Ridership forecast for the spur in the 2004 Jack London BART Feasibility Study was estimated to be 3,000-4,000 riders on weekdays, half that on weekend days, for a rough total of 1.2 million riders annually. That was without a ballpark in the area. Take 82+ dates of decent (30k, not sellout) ballpark crowds and the current percentage of BART riders (20-25% percent) and the ridership for the line could grow up to 50%! From an operations standpoint, there’s a good chance that the spur could be automated, like the Oakland Airport Connector. Since it would be a direct connection, the trip would take 3-4 minutes, the same time it takes to travel from 12th Street to Lake Merritt.
The spur doesn’t come without downsides. It would involve a tunnel, which is by far the most expensive alignment option. Muni’s Central Subway currently costs $500 million per kilometer. A kilometer is slightly shorter than the distance from 12th Street to JLS, though I suspect engineering could be a little cheaper by simplifying the process (no station in between, no/minimal cut-and-cover operations). The feasibility study estimated the cost to be $180-250 million more than a decade ago, expect the $500 million estimate to be more in line. That’s a ton of money, but it would come with far less upheaval coming from digging up dozens of Downtown Oakland blocks for years. And unlike streetcars or buses, a BART spur would not mix into surface traffic, ensuring a much smoother, efficient trip to and from JLS. Plus there’s also the chance for user fees, such as a $1 ticket surcharge for ballpark events, to help fund the project.

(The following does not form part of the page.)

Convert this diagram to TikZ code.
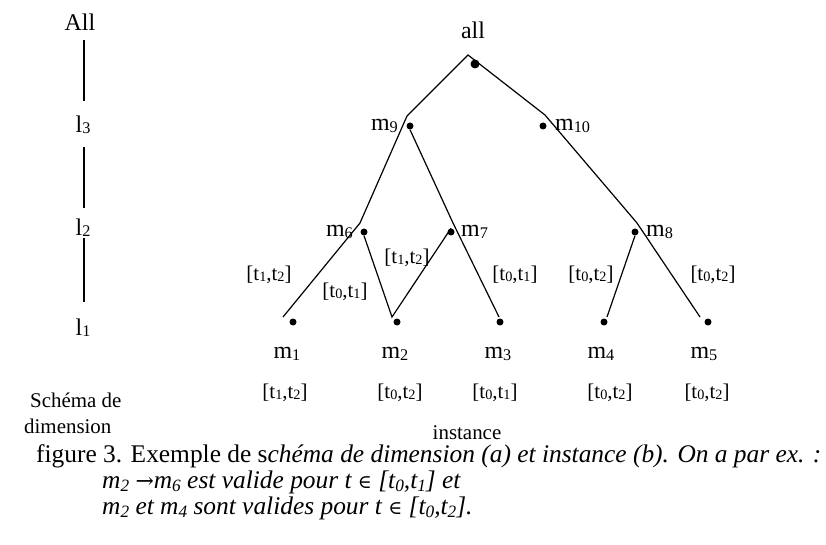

The other caveat is that spur wouldn’t directly connect with the Jack London Square Amtrak station. That’s not as big a deal as you might think, considering that the western end of the Amtrak platform at Webster is less than 800 feet from Broadway. Having a portal on the landslide of Embarcadero and improved wayfinding should help significantly. In addition, JLS is also not close to Brooklyn Basin, nearly a mile away. Unless Oakland wants to extend a streetcar to Fifth Ave, there is no good transit option there.
A spur may at first sound like a very limited-purpose, “selfish” option. Taken within the fabric of how transit is being developed in Oakland, it actually makes sense. It provides fast, direct access to JLS. It acts as a first step towards a BART tunnel to Alameda, if Alameda actually wants it badly enough. It eliminates the looming redundance and inefficiency that comes with having streetcars, BRT, regular buses, and normal traffic on Oakland’s dieting streets.
Planning an effective transit strategy for a ballpark will come down to priorities at Oakland City Hall. If they prioritize the needs of users (quick and easy transfers, high capacity) a spur is the best solution. If the goal is to better connect neighborhoods and have lower capital cost (not sure how much lower), a streetcar is a better solution, though it will be slower and less efficient. It’s up to you, Oakland.